Bei den Grundrechten, insbesondere den sozialen Rechten wie Wohnen, Gesundheit und Bildung, ist nicht klar, wie sie finanziert werden sollen, und der Textentwurf beschränkt sich auf die Feststellung, dass die Finanzierung schrittweise erfolgen soll. Dies ist angesichts der Sensibilität des Themas nicht ausreichend. Ich denke also, dass der Text einmal mehr eine gute Absicht ist, die in der Praxis nicht unbedingt erfüllt wird. Es gibt ein Problem bei der Erfüllung von Erwartungen.

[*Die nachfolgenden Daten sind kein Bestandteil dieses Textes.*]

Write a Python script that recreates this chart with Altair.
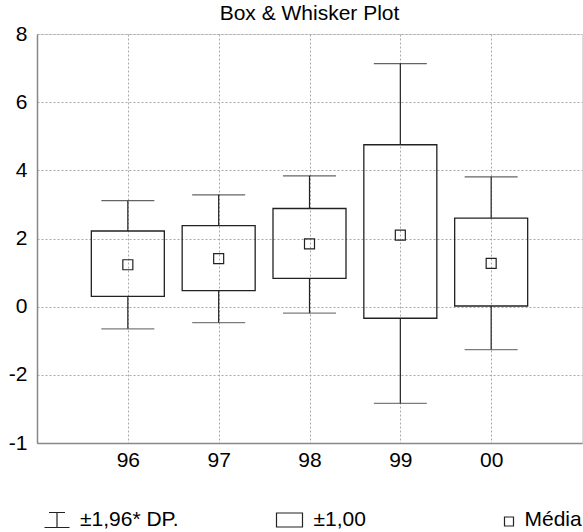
import altair as alt
import pandas as pd

anos = ["96", "97", "98", "99", "00"]
media = [1.23, 1.41, 1.84, 2.10, 1.27]
caixa_inf = [0.30, 0.47, 0.83, -0.34, 0.02]
caixa_sup = [2.22, 2.38, 2.88, 4.75, 2.60]
bigode_inf = [-0.65, -0.47, -0.19, -2.84, -1.26]
bigode_sup = [3.11, 3.28, 3.84, 7.13, 3.81]
y_ticks = [-4, -2, 0, 2, 4, 6, 8]
legenda = ["±1,96* DP.", "±1,00", "Média"]

FONT = "Liberation Sans"
INK = "#222222"

df = pd.DataFrame({
    "ano": anos, "media": media, "ci": caixa_inf, "cs": caixa_sup,
    "bi": bigode_inf, "bs": bigode_sup,
})

x_enc = alt.X(
    "ano:N", sort=anos,
    scale=alt.Scale(type="point", padding=1),
    axis=alt.Axis(title=None, labelAngle=0, labelFont=FONT, labelFontSize=21,
                  labelColor="black", labelPadding=6, ticks=False,
                  grid=True, gridColor="#a8a8a8", gridDash=[2, 2], gridWidth=1,
                  domainColor="#888888", domainWidth=1.5),
)
y_scale = alt.Scale(domain=[-4, 8], nice=False, zero=False)
y_axis = alt.Axis(title=None, values=y_ticks,
                  labelExpr="datum.value == -4 ? '-1' : '' + datum.value",
                  labelFont=FONT, labelFontSize=21, labelColor="black",
                  labelPadding=10, ticks=False,
                  grid=True, gridColor="#a8a8a8", gridDash=[2, 2], gridWidth=1,
                  domainColor="#888888", domainWidth=1.5)

base = alt.Chart(df)

rule_lo = base.mark_rule(color=INK, strokeWidth=1.2).encode(
    x=x_enc, y=alt.Y("bi:Q", scale=y_scale, axis=y_axis), y2="ci:Q")
rule_hi = base.mark_rule(color=INK, strokeWidth=1.2).encode(
    x=x_enc, y=alt.Y("cs:Q", scale=y_scale, axis=y_axis), y2="bs:Q")
cap_hi = base.mark_tick(color=INK, size=53, thickness=1.2, orient="horizontal").encode(
    x=x_enc, y=alt.Y("bs:Q", scale=y_scale, axis=y_axis))
cap_lo = base.mark_tick(color="#444444", size=53, thickness=1.2, orient="horizontal").encode(
    x=x_enc, y=alt.Y("bi:Q", scale=y_scale, axis=y_axis))
box = base.mark_bar(size=73, fill="transparent", stroke=INK, strokeWidth=1.3).encode(
    x=x_enc, y=alt.Y("ci:Q", scale=y_scale, axis=y_axis), y2="cs:Q")
mean = base.mark_square(size=100, filled=False, color=INK, strokeWidth=1.2, opacity=1).encode(
    x=x_enc, y=alt.Y("media:Q", scale=y_scale, axis=y_axis))

# legend icons (custom symbol paths, unit = sqrt(size)/2 px)
paths = [
    "M-0.8,-0.75L0.8,-0.75M0,-0.75L0,0.75M-1.25,0.75L1.25,0.75",
    "M-1.3,-0.7L1.3,-0.7L1.3,0.7L-1.3,0.7Z",
    "M-0.45,-0.3L0.45,-0.3L0.45,0.6L-0.45,0.6Z",
]
leg_x = [9, 241.5, 461]
leg_off = [12, 13, 4.5]
leg_y = 475

legend_layers = []
for i, lab in enumerate(legenda):
    d = pd.DataFrame({"item": [lab]})
    legend_layers.append(
        alt.Chart(d).mark_point(filled=False, color=INK, opacity=0).encode(
            shape=alt.Shape(
                "item:N",
                scale=alt.Scale(domain=[lab], range=[paths[i]]),
                legend=alt.Legend(
                    title=None, orient="none", legendX=leg_x[i], legendY=leg_y,
                    padding=0, labelFont=FONT, labelFontSize=21, labelColor="black",
                    labelOffset=leg_off[i], symbolSize=400, symbolStrokeWidth=1.2,
                    symbolOpacity=1, labelLimit=300,
                ),
            )
        )
    )

chart = alt.layer(rule_lo, rule_hi, cap_hi, cap_lo, box, mean, *legend_layers).resolve_scale(
    shape="independent"
).properties(
    width=545, height=409,
    title=alt.TitleParams("Box & Whisker Plot", font=FONT, fontSize=21, fontWeight="normal",
                          color="black", anchor="middle", baseline="alphabetic", offset=0,
                          dy=18),
    autosize=alt.AutoSizeParams(type="none"),
    padding={"left": 37, "top": 34, "right": 1, "bottom": 89},
).configure_view(stroke="black", strokeWidth=1).configure(background="white")

chart.save("out.html", embed_options={"renderer": "svg", "actions": False})
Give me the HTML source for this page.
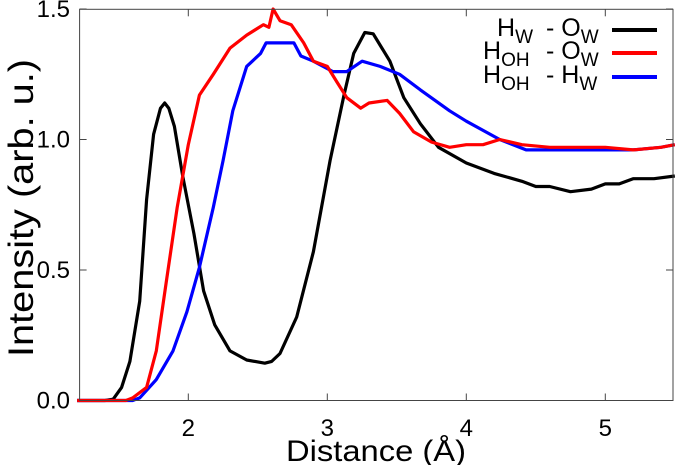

In Bezug auf das Recht auf Gesundheit wird die Möglichkeit, zwischen einem privaten und einem öffentlichen System zu wählen, ausgeschlossen. Es wird nur öffentlich, wobei bekannt ist, dass der Staat keine vollständige Deckung in diesem Sinne bieten kann. Auch das Eigentum an den Pensionsfonds geht verloren.
Kurz gesagt, ich denke, die neue Verfassung war zu lang, mehr als 450 Artikel im Vergleich zu den 143 der aktuellen Verfassung. Viele Grundsatzerklärungen, aber wenig praktisch, ohne Garantie für ein nachhaltiges Wirtschaftsmodell, das eine optimale Entwicklung des Landes ermöglichen würde − eines südamerikanischen Landes, das vergleichbare Beispiele wie Venezuela oder Argentinien beachten sollte.